The Gridding function allows you to grid your point data using interpolation, which can produce a reasonably accurate map given a sufficient density of data points. Although not as sophisticated as logistic regression, found in the Models section, is simpler and easier to use and can be sufficient in some cases. The two main options to choose between are between the inverse distance and nearest neighbor algorithms. For more information, see the GDAL Grid Tutorial.

Inverse Distance The Inverse Distance method performs weighted average interpolation to a power (default 2). Optional parameters include:

  • Smoothing - (default 0.0)
  • Max. points - Maximum number of data points to use. Do not search for more points than this number. This is only used if search ellipse is set (both radii are non-zero). Zero means that all found points should be used. Default is 0.
  • Min. points - Minimum number of data points to use. If less amount of points found the grid node considered empty and will be filled with NODATA marker. This is only used if search ellipse is set (both radii are non-zero). Default is 0.
  • Radius X - The first radius (X axis if rotation angle is 0) of search ellipse. Set this parameter to zero to use whole point array. Default is 0.0.
  • Radius Y - The second radius (Y axis if rotation angle is 0) of search ellipse. Set this parameter to zero to use whole point array. Default is 0.0.
  • Angle - Angle of search ellipse rotation in degrees (counter clockwise, default 0.0).

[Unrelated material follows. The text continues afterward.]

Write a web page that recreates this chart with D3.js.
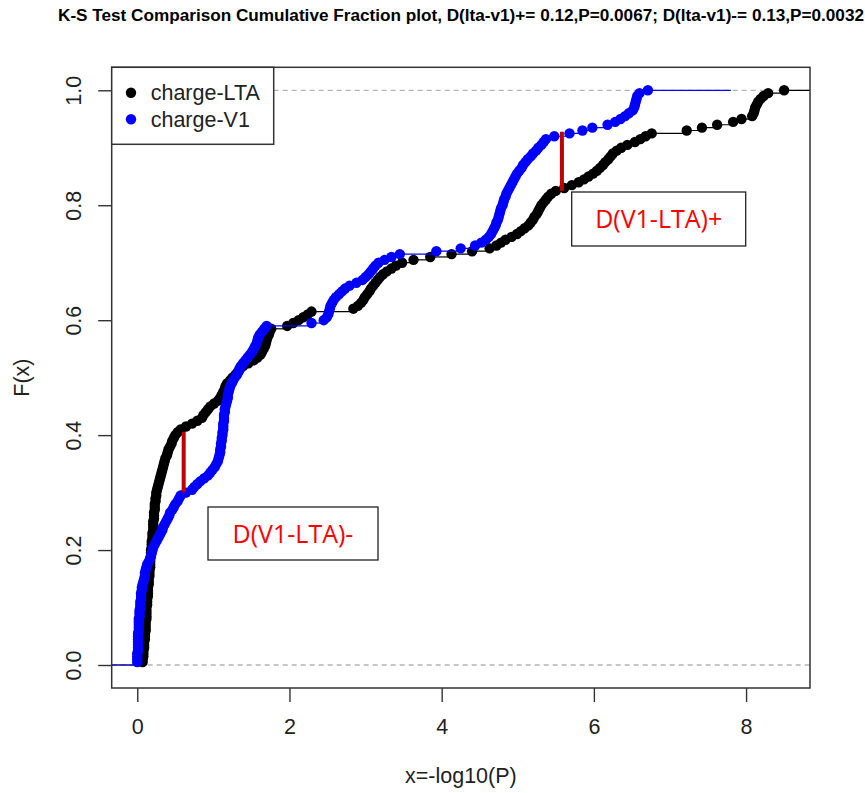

Nearest Neighbor The Nearest Neighbor method simply takes the value of nearest point found in the grid node search ellipse and returns it as a result. The optional parameters are:

  • Radius X - The first radius (X axis if rotation angle is 0) of search ellipse. Set this parameter to zero to use whole point array. Default is 0.0.
  • Radius Y - The second radius (Y axis if rotation angle is 0) of search ellipse. Set this parameter to zero to use whole point array. Default is 0.0.
  • Angle - Angle of search ellipse rotation in degrees (counter clockwise, default 0.0).

Both types of grids require the specification of a data table, target variable and layer name.